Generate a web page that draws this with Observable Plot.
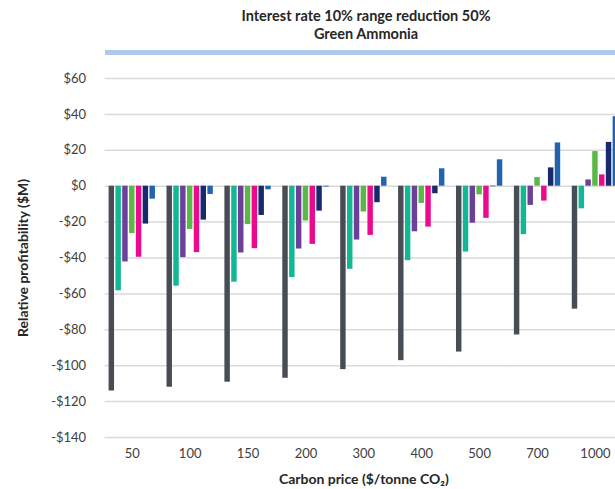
<!DOCTYPE html>
<html><head><meta charset="utf-8">
<script src="https://cdn.jsdelivr.net/npm/d3@7"></script>
<script src="https://cdn.jsdelivr.net/npm/@observablehq/plot@0.6"></script>
<style>
html,body{margin:0;padding:0;background:#fff;overflow:hidden;width:615px;height:489px}
body{font-family:Lato,sans-serif}
#header{position:relative;height:58px;width:615px}
.t{position:absolute;left:0;width:732px;text-align:center;font-weight:bold;font-size:14.5px;color:#262626;line-height:17px}
#band{position:absolute;left:105px;top:50px;width:520px;height:5px;background:#aec9e9}
#chart svg{max-width:none !important;display:block}
#chart [aria-label$="axis label"] text{font-weight:bold;fill:#262626;font-size:14px}
</style></head><body>
<div id="header">
  <div class="t" style="top:7px">Interest rate 10% range reduction 50%</div>
  <div class="t" style="top:25px">Green Ammonia</div>
  <div id="band"></div>
</div>
<div id="chart"></div>
<script>
const prices = ["50","100","150","200","300","400","500","700","1000"];
const seriesNames = ["Series 1","Series 2","Series 3","Series 4","Series 5","Series 6","Series 7"];
const seriesColors = ["#474c55","#12b795","#6c3f98","#5ab946","#ec0a8c","#172a6b","#2163ae"];
const s1 = [-114.1, -112.0, -109.2, -107.0, -102.2, -97.2, -92.4, -82.9, -68.5];
const s2 = [-58.3, -55.7, -53.5, -50.9, -46.3, -41.5, -36.7, -27.0, -12.6];
const s3 = [-42.2, -39.8, -37.2, -35.0, -30.0, -25.4, -20.6, -10.7, 3.5];
const s4 = [-26.4, -24.1, -21.4, -19.4, -14.4, -9.6, -4.8, 4.8, 19.3];
const s5 = [-39.6, -37.0, -34.8, -32.4, -27.4, -22.8, -17.9, -8.3, 6.3];
const s6 = [-21.1, -18.9, -16.3, -13.9, -9.2, -4.2, -0.3, 10.2, 24.4];
const s7 = [-7.2, -4.6, -2.0, -0.5, 5.0, 9.7, 14.7, 24.1, 38.7];
const yTicks = [-140, -120, -100, -80, -60, -40, -20, 0, 20, 40, 60];

const seriesValues = [s1, s2, s3, s4, s5, s6, s7];
const data = prices.flatMap((p, i) => seriesNames.map((s, j) => ({price: p, series: s, value: seriesValues[j][i]})));
const fmt = d => d < 0 ? `-$${-d}` : `$${d}`;

const chart = Plot.plot({
  width: 618.1, height: 431,
  marginTop: 20, marginBottom: 52, marginLeft: 108.6, marginRight: 0,
  style: {fontFamily: "Lato, sans-serif", fontSize: "13px", color: "#404040", background: "white"},
  fx: {domain: prices, paddingInner: 0.2, paddingOuter: 0, round: false, label: null},
  x: {domain: seriesNames, axis: null, paddingInner: 0.2, paddingOuter: 0, round: false},
  y: {domain: [-140, 60]},
  color: {domain: seriesNames, range: seriesColors},
  marks: [
    Plot.ruleY(yTicks, {stroke: "#dadada", strokeWidth: 1.5, insetLeft: -4, insetRight: -8}),
    Plot.barY(data, {fx: "price", x: "series", y: "value", fill: "series", inset: 0}),
    Plot.axisY(yTicks, {tickSize: 0, tickPadding: 23, tickFormat: fmt, label: "Relative profitability ($M)", labelAnchor: "center", labelOffset: 91, labelArrow: "none"}),
    Plot.axisFx({anchor: "bottom", tickSize: 0, tickPadding: 11, label: "Carbon price ($/tonne CO₂)", labelAnchor: "center", labelOffset: 47, labelArrow: "none"})
  ]
});
document.getElementById("chart").appendChild(chart);
</script>
</body></html>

☆ ☆ ☆ ☆ ☆ ☆ ☆

» Direction
Using the material above, set down every line exactly, but skip the pictures.

» Solution to the exercise
Generate a web page that draws this with Observable Plot.
<!DOCTYPE html>
<html><head><meta charset="utf-8">
<script src="https://cdn.jsdelivr.net/npm/d3@7"></script>
<script src="https://cdn.jsdelivr.net/npm/@observablehq/plot@0.6"></script>
<style>
html,body{margin:0;padding:0;background:#fff;overflow:hidden;width:615px;height:489px}
body{font-family:Lato,sans-serif}
#header{position:relative;height:58px;width:615px}
.t{position:absolute;left:0;width:732px;text-align:center;font-weight:bold;font-size:14.5px;color:#262626;line-height:17px}
#band{position:absolute;left:105px;top:50px;width:520px;height:5px;background:#aec9e9}
#chart svg{max-width:none !important;display:block}
#chart [aria-label$="axis label"] text{font-weight:bold;fill:#262626;font-size:14px}
</style></head><body>
<div id="header">
  <div class="t" style="top:7px">Interest rate 10% range reduction 50%</div>
  <div class="t" style="top:25px">Green Ammonia</div>
  <div id="band"></div>
</div>
<div id="chart"></div>
<script>
const prices = ["50","100","150","200","300","400","500","700","1000"];
const seriesNames = ["Series 1","Series 2","Series 3","Series 4","Series 5","Series 6","Series 7"];
const seriesColors = ["#474c55","#12b795","#6c3f98","#5ab946","#ec0a8c","#172a6b","#2163ae"];
const s1 = [-114.1, -112.0, -109.2, -107.0, -102.2, -97.2, -92.4, -82.9, -68.5];
const s2 = [-58.3, -55.7, -53.5, -50.9, -46.3, -41.5, -36.7, -27.0, -12.6];
const s3 = [-42.2, -39.8, -37.2, -35.0, -30.0, -25.4, -20.6, -10.7, 3.5];
const s4 = [-26.4, -24.1, -21.4, -19.4, -14.4, -9.6, -4.8, 4.8, 19.3];
const s5 = [-39.6, -37.0, -34.8, -32.4, -27.4, -22.8, -17.9, -8.3, 6.3];
const s6 = [-21.1, -18.9, -16.3, -13.9, -9.2, -4.2, -0.3, 10.2, 24.4];
const s7 = [-7.2, -4.6, -2.0, -0.5, 5.0, 9.7, 14.7, 24.1, 38.7];
const yTicks = [-140, -120, -100, -80, -60, -40, -20, 0, 20, 40, 60];

const seriesValues = [s1, s2, s3, s4, s5, s6, s7];
const data = prices.flatMap((p, i) => seriesNames.map((s, j) => ({price: p, series: s, value: seriesValues[j][i]})));
const fmt = d => d < 0 ? `-$${-d}` : `$${d}`;

const chart = Plot.plot({
  width: 618.1, height: 431,
  marginTop: 20, marginBottom: 52, marginLeft: 108.6, marginRight: 0,
  style: {fontFamily: "Lato, sans-serif", fontSize: "13px", color: "#404040", background: "white"},
  fx: {domain: prices, paddingInner: 0.2, paddingOuter: 0, round: false, label: null},
  x: {domain: seriesNames, axis: null, paddingInner: 0.2, paddingOuter: 0, round: false},
  y: {domain: [-140, 60]},
  color: {domain: seriesNames, range: seriesColors},
  marks: [
    Plot.ruleY(yTicks, {stroke: "#dadada", strokeWidth: 1.5, insetLeft: -4, insetRight: -8}),
    Plot.barY(data, {fx: "price", x: "series", y: "value", fill: "series", inset: 0}),
    Plot.axisY(yTicks, {tickSize: 0, tickPadding: 23, tickFormat: fmt, label: "Relative profitability ($M)", labelAnchor: "center", labelOffset: 91, labelArrow: "none"}),
    Plot.axisFx({anchor: "bottom", tickSize: 0, tickPadding: 11, label: "Carbon price ($/tonne CO₂)", labelAnchor: "center", labelOffset: 47, labelArrow: "none"})
  ]
});
document.getElementById("chart").appendChild(chart);
</script>
</body></html>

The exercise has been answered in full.